Okay, thanks for testing.

Can you summarize your results? Is the code on that development branch an improvement, the same, or worse?

Have you been able to identify a pattern that leads to an increase in timeouts?

Can you pull that development branch again (now at commit a493fe7f) and see if that improves behavior?

FYI, all of the logs I’ve seen so far indicate the same basic behavior - sporadic latency of 15+ms at the (likely) USB interface. This is in contrast to your connection’s normal latency of ~1ms. FWIW, this does seem to be a hardware problem (or system driver problem).

-Kevin

Also, have you tried hooking up the “SKIPR” board to the usb hub? A USB3 hub may actually improve scheduling (many hubs can off-load processing from the host).

-Kevin

@koconnor I have Octopus V1.1 with BTT U2C and BTT SC2209 can bus.
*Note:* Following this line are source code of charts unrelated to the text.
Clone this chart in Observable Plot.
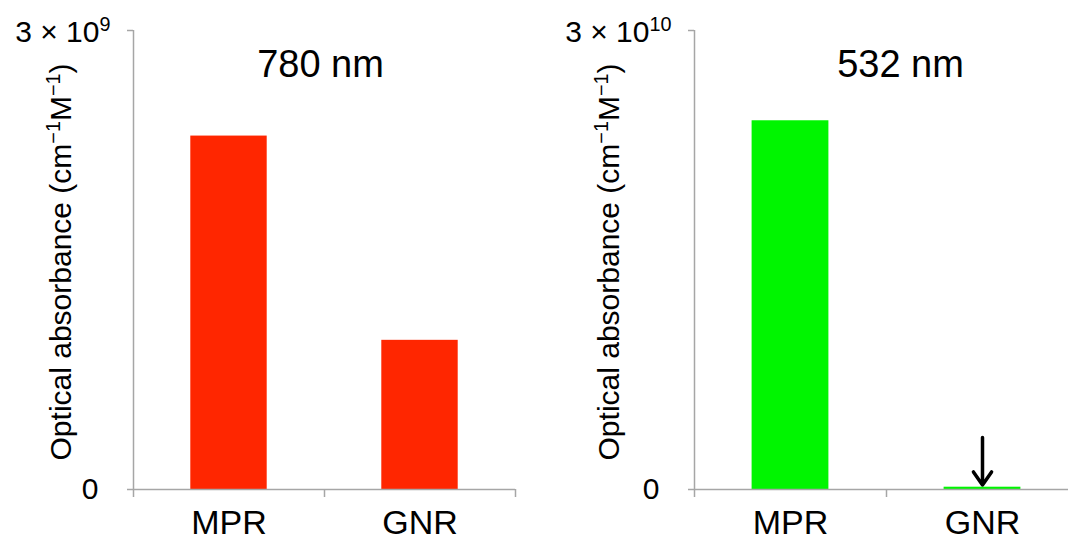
<!DOCTYPE html>
<html>
<head>
<meta charset="utf-8">
<script src="https://cdn.jsdelivr.net/npm/d3@7"></script>
<script src="https://cdn.jsdelivr.net/npm/@observablehq/plot@0.6"></script>
<style>
  html, body { margin: 0; padding: 0; background: #fff; }
  #wrap { position: relative; width: 1068px; height: 541px; overflow: hidden; background: #fff; }
  #left, #right { position: absolute; top: 0; }
  #left { left: 0; width: 534px; }
  #right { left: 534px; width: 560px; }
  #wrap svg { max-width: none !important; }
</style>
</head>
<body>
<div id="wrap"><div id="left"></div><div id="right"></div></div>
<script>
// ---- data ----
const categories = ["MPR", "GNR"];
const values780 = [2.31e9, 0.975e9];
const values532 = [2.41e10, 0.015e10];
const yMax780 = 3e9;
const yMax532 = 3e10;
const topLabel780 = "3 × 10^{9}";
const topLabel532 = "3 × 10^{10}";
const zeroLabel = "0";
const titles = ["780 nm", "532 nm"];
const yLabel = "Optical absorbance (cm^{−1}M^{−1})";
const arrowCategory = "GNR";
const arrowFrom532 = [3.4e9];
const arrowTo532 = [0.3e9];

const FONT = "'Liberation Sans', Arial, Helvetica, sans-serif";
const GRAY = "#a6a6a6";

function supify(svg) {
  svg.querySelectorAll("text").forEach(t => {
    const s = t.textContent;
    if (!s.includes("^{")) return;
    const parts = s.split(/\^\{([^}]*)\}/);
    while (t.firstChild) t.removeChild(t.firstChild);
    parts.forEach((p, k) => {
      if (!p) return;
      const ts = document.createElementNS("http://www.w3.org/2000/svg", "tspan");
      ts.textContent = p;
      if (k % 2 === 1) {
        ts.setAttribute("baseline-shift", "super");
        ts.setAttribute("font-size", "66%");
      }
      t.appendChild(ts);
    });
  });
}

function panel({values, yMax, topLabel, title, color, width, marginLeft, marginRight, titleDx, yLabelDx, extra = []}) {
  const n = categories.length;
  const data = categories.map((c, i) => ({c, i, v: values[i]}));
  const svg = Plot.plot({
    width, height: 541,
    marginLeft, marginRight, marginTop: 30, marginBottom: 52,
    style: {fontFamily: FONT, fontSize: "28px", color: "black", background: "white", overflow: "visible", maxWidth: "none"},
    x: {type: "linear", domain: [0, n], axis: null, label: null},
    y: {domain: [0, yMax], axis: null, label: null},
    marks: [
      Plot.rectY(data, {x1: d => d.i + 0.3, x2: d => d.i + 0.7, y1: () => 0, y2: "v", fill: color}),
      Plot.ruleX([0], {y1: () => 0, y2: () => yMax, stroke: GRAY, strokeWidth: 1.5}),
      Plot.ruleY([0], {x1: () => 0, x2: () => n, stroke: GRAY, strokeWidth: 1.5}),
      Plot.axisX({ticks: d3.range(n + 1), tickSize: 8, tickFormat: () => "", label: null, stroke: GRAY, strokeWidth: 1.5}),
      Plot.axisY({ticks: [0, yMax], tickSize: 6, tickFormat: () => "", label: null, stroke: GRAY, strokeWidth: 1.5}),
      Plot.text([zeroLabel], {x: () => 0, y: () => 0, text: d => d, textAnchor: "end", dx: -35, fontSize: 30, fill: "black"}),
      Plot.text([topLabel], {x: () => 0, y: () => yMax, text: d => d, textAnchor: "end", dx: -23, dy: 2, fontSize: 30, fill: "black"}),
      Plot.text(data, {x: d => d.i + 0.5, y: () => 0, text: "c", dy: 34, fontSize: 34, fill: "black"}),
      Plot.text([title], {frameAnchor: "top", text: d => d, dx: titleDx, dy: 20, fontSize: 38, fill: "black"}),
      Plot.text([yLabel], {frameAnchor: "left", text: d => d, rotate: -90, textAnchor: "middle", lineAnchor: "middle", dx: yLabelDx, dy: 2, fontSize: 30, fill: "black"}),
      ...extra
    ]
  });
  supify(svg);
  return svg;
}

document.getElementById("left").appendChild(panel({
  values: values780, yMax: yMax780, topLabel: topLabel780, title: titles[0],
  color: "#ff2600", width: 534, marginLeft: 133, marginRight: 19, titleDx: -4, yLabelDx: -72
}));

const ai = categories.indexOf(arrowCategory) + 0.5;
document.getElementById("right").appendChild(panel({
  values: values532, yMax: yMax532, topLabel: topLabel532, title: titles[1],
  color: "#00f500", width: 560, marginLeft: 160, marginRight: 16, titleDx: 14, yLabelDx: -85,
  extra: [
    Plot.arrow(arrowFrom532, {x1: () => ai, x2: () => ai, y1: d => d, y2: (d, k) => arrowTo532[k],
      stroke: "black", strokeWidth: 3.5, headLength: 16, headAngle: 70})
  ]
}));
</script>
</body>
</html>
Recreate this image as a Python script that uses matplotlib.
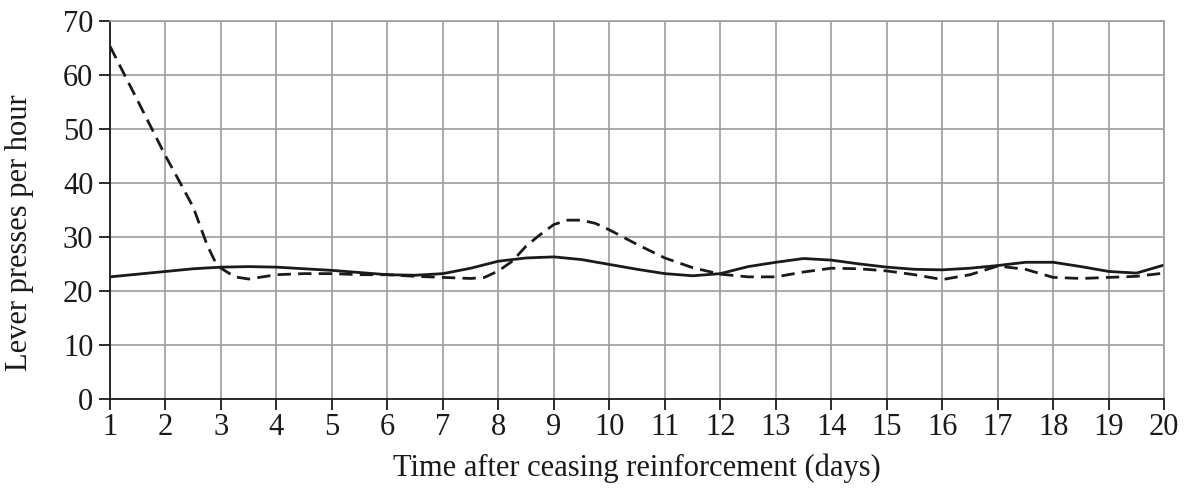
import matplotlib
matplotlib.use("Agg")
import matplotlib.pyplot as plt

# solid curve: days after ceasing reinforcement and lever presses per hour
solid_days = [1, 1.5, 2, 2.5, 3, 3.5, 4, 4.5, 5, 5.5, 6, 6.5, 7, 7.5, 8, 8.5, 9, 9.5, 10,
              10.5, 11, 11.5, 12, 12.5, 13, 13.5, 14, 14.5, 15, 15.5, 16, 16.5, 17, 17.5, 18,
              18.5, 19, 19.5, 20]
solid = [22.6, 23.1, 23.6, 24.1, 24.4, 24.5, 24.4, 24.1, 23.8, 23.4, 23.0, 22.9, 23.2,
         24.2, 25.5, 26.1, 26.3, 25.8, 24.9, 24.0, 23.2, 22.8, 23.2, 24.5, 25.3, 26.0, 25.7,
         25.0, 24.4, 24.0, 23.9, 24.2, 24.7, 25.3, 25.3, 24.5, 23.6, 23.3, 24.8]

# dashed curve
dashed_days = [1, 1.5, 2, 2.25, 2.5, 2.75, 2.9, 3, 3.25, 3.5, 4, 4.5, 5, 5.5, 6, 6.5, 7,
               7.5, 7.75, 8, 8.25, 8.5, 8.75, 9, 9.25, 9.5, 9.75, 10, 10.5, 11, 11.5, 12,
               12.5, 13, 13.5, 14, 14.5, 15, 15.5, 16, 16.5, 17, 17.5, 18, 18.5, 19, 19.5, 20]
dashed = [65.3, 55.2, 45.0, 40.3, 35.5, 28.5, 25.3, 24.2, 22.6, 22.2, 23.0, 23.2, 23.2,
          23.0, 23.0, 22.7, 22.5, 22.3, 22.5, 23.7, 25.5, 28.3, 30.4, 32.3, 33.1, 33.1, 32.5,
          31.3, 28.6, 26.1, 24.3, 23.1, 22.6, 22.6, 23.5, 24.2, 24.1, 23.7, 23.0, 22.1, 23.0,
          24.6, 24.0, 22.5, 22.3, 22.5, 22.7, 23.3]

x_ticks = list(range(1, 21))
y_ticks = list(range(0, 71, 10))

plt.rcParams["font.family"] = ["Liberation Serif", "DejaVu Serif"]

fig = plt.figure(figsize=(11.88, 4.98), dpi=100)
ax = fig.add_axes([0.0926, 0.199, 0.8874, 0.759])

ax.plot(solid_days, solid, color="#1a1a1a", lw=2.0, solid_joinstyle="round")
ax.plot(dashed_days, dashed, color="#1a1a1a", lw=2.0, dashes=(4.8, 2.6))

ax.set_xlim(1, 20)
ax.set_ylim(0, 70)
ax.set_xticks(x_ticks)
ax.set_yticks(y_ticks)
ax.grid(True, color="#9c9c9c", lw=1.2)
ax.set_axisbelow(True)

for s in ["top", "right"]:
    ax.spines[s].set_color("#9c9c9c")
    ax.spines[s].set_linewidth(1.2)
for s in ["left", "bottom"]:
    ax.spines[s].set_color("#1a1a1a")
    ax.spines[s].set_linewidth(1.3)

ax.tick_params(axis="both", direction="out", length=8, width=1.3, colors="#1a1a1a",
               labelsize=22)
ax.tick_params(axis="y", pad=4)
ax.tick_params(axis="x", pad=2)

ax.set_xlabel("Time after ceasing reinforcement (days)", fontsize=22, color="#1a1a1a")
ax.set_ylabel("Lever presses per hour", fontsize=22, color="#1a1a1a")
ax.yaxis.set_label_coords(-0.072, 0.44)
ax.xaxis.set_label_coords(0.5, -0.145)

fig.savefig("out.png", dpi=100)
I’m getting the Communication time out during probe error. I can limit the error by increasing my timing from .25 to .50 but i know that isn’t a fix. I did try something else you suggested in some of your documentation by changing two lines but that didn’t work because it didn’t like it and i had to update/ installed klipper again to get things running again. If i reboot my pi I will still get the error but if i power off the whole printer i will get get a few prints fine until the error appears again. I have done a lot of research but everyones setup is different. Where can I go from here. Thank you for any direction. I’m trying to learn more with this also not just make it work,
klippy (20).log (4.0 MB)

If you want to try the development branch, you’d need to ssh into the host machine and switch to that branch - typically with something like: sudo service klipper stop ; cd ~/klipper ; git fetch https://github.com/KevinOConnor/klipper-dev.git work-trsync-20240102 ; git checkout work-trsync-20240102 ; sudo service klipper restart

If you are still having problems after changing to that branch, you should remove any local changes (no z_calibrate.py modification), and be sure to run an M112 command immediately after the timeout event occurs. Then attach the resulting log file here.

-Kevin